Its probly the abs pump cuz I had the same prob with my mk4 jetta.


----------



## Anony00GT (Mar 6, 2002)

Post the full Vag-Com auto scan, there's definitely a code in there. Keep in mind though, shareware and pirated versions of Vag-Com will not give you all the fault codes that may be stored in the car.

With those lights illuminated, I'm 110% positive that there's a code stored somewhere. Without seeing the scan, nobody can give you more than a blind guess.


----------



## FCP Euro (Sep 4, 2008)

Anony00GT said:


> *Post the full Vag-Com auto scan, there's definitely a code in there.* Keep in mind though, shareware and pirated versions of Vag-Com will not give you all the fault codes that may be stored in the car.
> 
> With those lights illuminated, I'm 110% positive that there's a code stored somewhere. Without seeing the scan, nobody can give you more than a blind guess.

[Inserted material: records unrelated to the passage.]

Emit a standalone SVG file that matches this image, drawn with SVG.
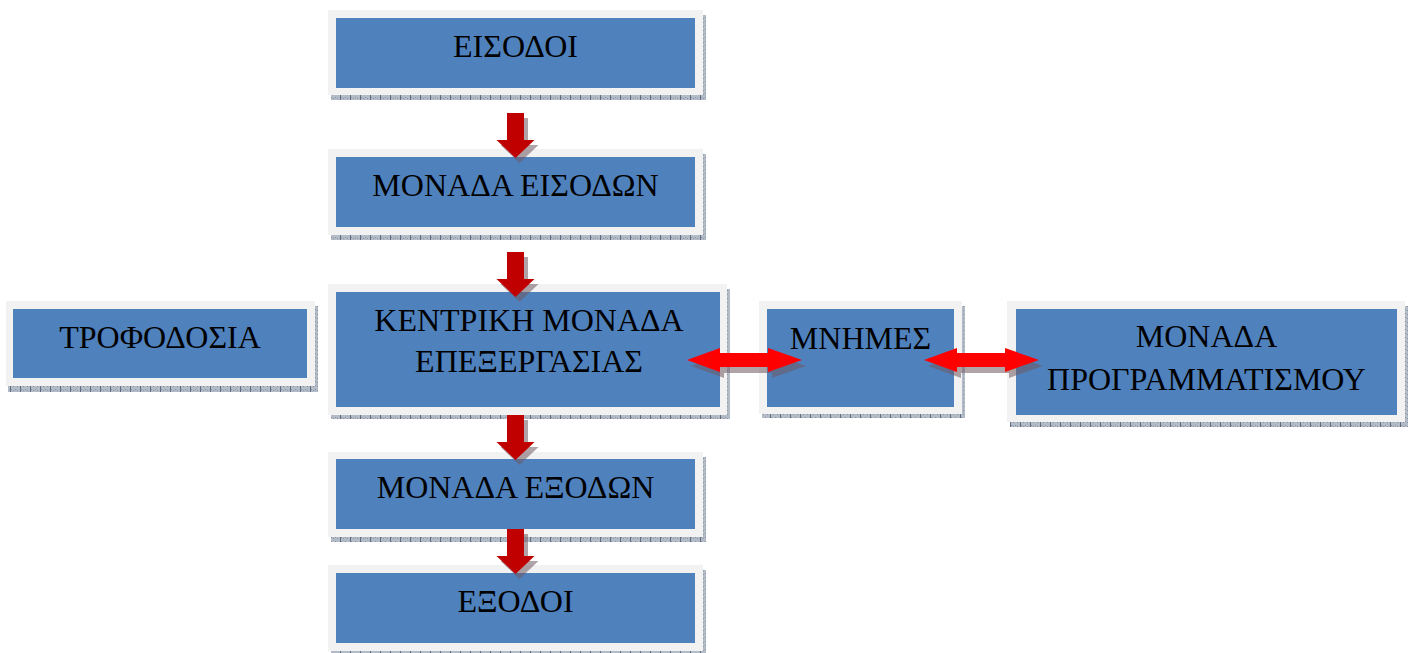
<svg xmlns="http://www.w3.org/2000/svg" width="1413" height="653" viewBox="0 0 1413 653">
  <style>
    .frame { fill: #F2F2F2; }
    .body { fill: #4F81BD; }
    .shade { fill: url(#hatch); }
    .label { font-family: "Liberation Serif", "Times New Roman", serif; font-size: 32px; fill: #000; text-anchor: middle; }
    .down { fill: #C00000; }
    .both { fill: #FF0000; }
    .ashade { fill: #6f5a62; opacity: 0.55; }
  </style>
  <defs>
    <!-- dotted drop-shadow texture under each box -->
    <pattern id="hatch" width="10" height="4" patternUnits="userSpaceOnUse">
      <rect width="10" height="4" fill="#b3bbc7"/>
      <rect x="1" y="1" width="1" height="1" fill="#8893a5"/>
      <rect x="3" y="2" width="1" height="1" fill="#8893a5"/>
      <rect x="5" y="1" width="1" height="1" fill="#8893a5"/>
      <rect x="7" y="2" width="1" height="1" fill="#8893a5"/>
      <rect x="0" y="0" width="1" height="4" fill="#5f6c82"/>
    </pattern>
    <path id="arrowDown" d="M-8.5 0 H8.5 V27 H19 L0 45 L-19 27 H-8.5 Z"/>
    <path id="arrowBoth" d="M0 0 L33 -12 V-7 H81 V-12 L115 0 L81 12 V7 H33 V12 Z"/>
  </defs>

  <g id="eisodoi">
    <rect class="shade" x="331" y="15" width="375" height="85"/>
    <rect class="frame" x="328" y="10" width="375" height="85"/>
    <rect class="body" x="336" y="18" width="359" height="70"/>
    <text class="label" x="515.5" y="57">ΕΙΣΟΔΟΙ</text>
  </g>

  <g id="monada-eisodon">
    <rect class="shade" x="331" y="154" width="375" height="86"/>
    <rect class="frame" x="328" y="149" width="375" height="86"/>
    <rect class="body" x="336" y="157" width="359" height="70"/>
    <text class="label" x="515.5" y="196">ΜΟΝΑΔΑ ΕΙΣΟΔΩΝ</text>
  </g>

  <g id="kentriki-monada">
    <rect class="shade" x="331" y="289" width="399" height="130"/>
    <rect class="frame" x="328" y="284" width="399" height="131"/>
    <rect class="body" x="336" y="292" width="384" height="115"/>
    <text class="label" x="529" y="331">ΚΕΝΤΡΙΚΗ ΜΟΝΑΔΑ</text>
    <text class="label" x="529" y="372">ΕΠΕΞΕΡΓΑΣΙΑΣ</text>
  </g>

  <g id="monada-exodon">
    <rect class="shade" x="331" y="457" width="375" height="85"/>
    <rect class="frame" x="328" y="452" width="375" height="85"/>
    <rect class="body" x="336" y="459" width="359" height="70"/>
    <text class="label" x="515.5" y="498">ΜΟΝΑΔΑ ΕΞΟΔΩΝ</text>
  </g>

  <g id="exodoi">
    <rect class="shade" x="331" y="570" width="375" height="86"/>
    <rect class="frame" x="328" y="565" width="375" height="86"/>
    <rect class="body" x="336" y="573" width="359" height="70"/>
    <text class="label" x="515.5" y="612">ΕΞΟΔΟΙ</text>
  </g>

  <g id="trofodosia">
    <rect class="shade" x="8" y="306" width="310" height="86"/>
    <rect class="frame" x="6" y="301" width="309" height="85"/>
    <rect class="body" x="13" y="309" width="294" height="69"/>
    <text class="label" x="160" y="348">ΤΡΟΦΟΔΟΣΙΑ</text>
  </g>

  <g id="mnimes">
    <rect class="shade" x="762" y="306" width="203" height="112"/>
    <rect class="frame" x="759" y="301" width="203" height="113"/>
    <rect class="body" x="767" y="309" width="187" height="98"/>
    <text class="label" x="860.5" y="349">ΜΝΗΜΕΣ</text>
  </g>

  <g id="monada-programmatismou">
    <rect class="shade" x="1010" y="306" width="398" height="121"/>
    <rect class="frame" x="1007" y="301" width="398" height="121"/>
    <rect class="body" x="1016" y="309" width="381" height="106"/>
    <text class="label" x="1206.5" y="347">ΜΟΝΑΔΑ</text>
    <text class="label" x="1206.5" y="390">ΠΡΟΓΡΑΜΜΑΤΙΣΜΟΥ</text>
  </g>

  <g id="connectors">
    <!-- downward flow arrows, each with a soft offset shadow -->
    <use href="#arrowDown" class="ashade" transform="translate(519.5,118)"/>
    <use href="#arrowDown" class="down" transform="translate(515.5,113)"/>
    <use href="#arrowDown" class="ashade" transform="translate(519.5,257)"/>
    <use href="#arrowDown" class="down" transform="translate(515.5,252)"/>
    <use href="#arrowDown" class="ashade" transform="translate(519.5,420)"/>
    <use href="#arrowDown" class="down" transform="translate(515.5,415)"/>
    <use href="#arrowDown" class="ashade" transform="translate(519.5,534)"/>
    <use href="#arrowDown" class="down" transform="translate(515.5,529)"/>
    <!-- two-way links to the memory unit -->
    <use href="#arrowBoth" class="ashade" transform="translate(691,366)"/>
    <use href="#arrowBoth" class="both" transform="translate(687,360)"/>
    <use href="#arrowBoth" class="ashade" transform="translate(928,366)"/>
    <use href="#arrowBoth" class="both" transform="translate(924,360)"/>
  </g>
</svg>
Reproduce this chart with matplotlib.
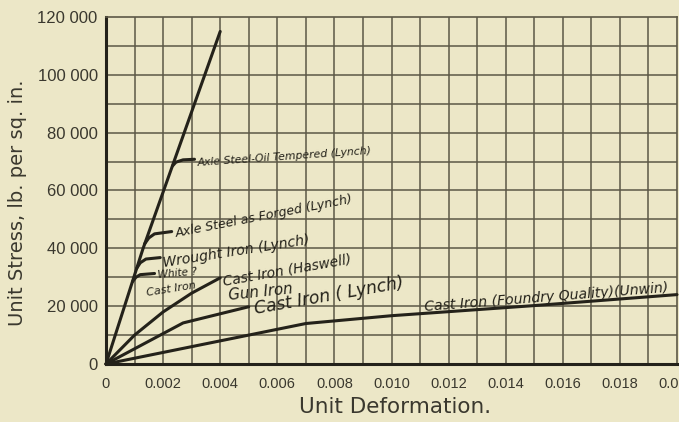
import matplotlib.pyplot as plt

# unit deformation (x) and unit stress in lb per sq. in. (y)
elastic_x = [0, 0.0013, 0.0040]
elastic_y = [0, 40000, 115000]

oil_x = [0.00233, 0.00245, 0.0027, 0.0031]
oil_y = [68500, 69800, 70600, 70800]

forged_x = [0.00135, 0.0015, 0.0017, 0.0023]
forged_y = [41500, 43600, 45000, 45800]

wrought_x = [0.00107, 0.0012, 0.0014, 0.0019]
wrought_y = [33000, 35000, 36300, 36800]

white_x = [0.00093, 0.00105, 0.0012, 0.0017]
white_y = [28500, 30000, 30900, 31300]

haswell_x = [0, 0.001, 0.002, 0.003, 0.0040]
haswell_y = [0, 10000, 18000, 24500, 29800]

lynch_ci_x = [0, 0.0027, 0.005]
lynch_ci_y = [0, 14200, 19800]

unwin_x = [0, 0.007, 0.010, 0.015, 0.020]
unwin_y = [0, 14000, 16700, 20200, 24000]

x_ticks = [0, 0.002, 0.004, 0.006, 0.008, 0.010, 0.012, 0.014, 0.016, 0.018, 0.020]
x_tick_labels = ["0", "0.002", "0.004", "0.006", "0.008", "0.010", "0.012",
                 "0.014", "0.016", "0.018", "0.020"]
y_ticks = [0, 20000, 40000, 60000, 80000, 100000, 120000]
y_tick_labels = ["0", "20 000", "40 000", "60 000", "80 000", "100 000", "120 000"]

# curve labels: text, x, y, rotation, font size
labels = [
    ("Axle Steel-Oil Tempered (Lynch)", 0.0032, 68500, 4, 7.8),
    ("Axle Steel as Forged (Lynch)", 0.00245, 44000, 11, 9.1),
    ("Wrought Iron (Lynch)", 0.0020, 33500, 9, 10.1),
    ("White ?", 0.00182, 29700, 5, 7.6),
    ("Cast Iron", 0.00144, 23500, 9, 8),
    ("Cast Iron (Haswell)", 0.00413, 27300, 10, 9.9),
    ("Gun Iron", 0.00431, 22100, 6, 10.8),
    ("Cast Iron ( Lynch)", 0.00522, 17300, 10, 12.3),
    ("Cast Iron (Foundry Quality)(Unwin)", 0.01117, 18300, 4.5, 10.1),
]

bg = "#ece7c7"
ink = "#24221a"
grid_col = "#5c5846"
text_col = "#3a382e"

fig = plt.figure(figsize=(6.79, 4.22), dpi=100, facecolor=bg)
ax = fig.add_axes([106 / 679, 58 / 422, 571 / 679, 347 / 422], facecolor=bg)

ax.set_xlim(0, 0.020)
ax.set_ylim(0, 120000)

# grid every 0.001 and every 10 000
for i in range(1, 20):
    ax.axvline(i * 0.001, color=grid_col, lw=1.1, zorder=1)
for i in range(1, 12):
    ax.axhline(i * 10000, color=grid_col, lw=1.1, zorder=1)

for s in ["top", "right"]:
    ax.spines[s].set_color(grid_col)
    ax.spines[s].set_linewidth(1.2)
for s in ["left", "bottom"]:
    ax.spines[s].set_color(ink)
    ax.spines[s].set_linewidth(2.2)

lw = 2.2
for xs, ys in [(elastic_x, elastic_y), (oil_x, oil_y), (forged_x, forged_y),
               (wrought_x, wrought_y), (white_x, white_y), (haswell_x, haswell_y),
               (lynch_ci_x, lynch_ci_y), (unwin_x, unwin_y)]:
    ax.plot(xs, ys, color=ink, lw=lw, solid_capstyle="round", zorder=3, clip_on=False)

for text, x, y, rot, size in labels:
    ax.text(x, y, text, rotation=rot, rotation_mode="anchor", ha="left", va="baseline",
            fontsize=size, style="italic", family="DejaVu Sans", color=ink, zorder=4)

ax.set_xticks(x_ticks)
ax.set_xticklabels(x_tick_labels, family="Liberation Sans", fontsize=10.5, color=text_col)
ax.set_yticks(y_ticks)
ax.set_yticklabels(y_tick_labels, family="Liberation Sans", fontsize=12, color=text_col)
ax.tick_params(axis="y", length=0, pad=6)
ax.tick_params(axis="x", length=0, pad=9)

fig.text(18 / 679, 1 - 203 / 422, "Unit Stress, lb. per sq. in.", rotation=90,
         ha="center", va="center", fontsize=14, color=text_col)
fig.text(395 / 679, 1 - 407 / 422, "Unit Deformation.", ha="center", va="center",
         fontsize=15.5, color=text_col)

fig.savefig("out.png", dpi=100, facecolor=bg)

Have the car scanned with Vag-Com, and you are bound to come up with a code to clarify your issue. How long have you had this issue also? Also do you have the OEM rims on the car or aftermarket? On my Passat, I had an issue with my ASR light coming on occassionally b/c my tires weren't the correct size by VW recommended specs. :banghead:


----------



## vwaxdaus (Apr 4, 2005)

Did you ever figure this out? I'm in the same boat. 
I have a multi meter and can test the sensor for continuity if I had a wiring diagram or schematic. Any tips?


----------



## Anony00GT (Mar 6, 2002)

vwaxdaus said:


> Did you ever figure this out? I'm in the same boat.
> I have a multi meter and can test the sensor for continuity if I had a wiring diagram or schematic. Any tips?


 Read the rest of the thread: 

1. Scan the car with VCDS (Vag-Com) and get relevant fault codes. Impossible to fix without doing this, as this is the only way to know where the problem lies. 

2. Get a service manual. It has wiring diagrams, specs, etc all in it.


----------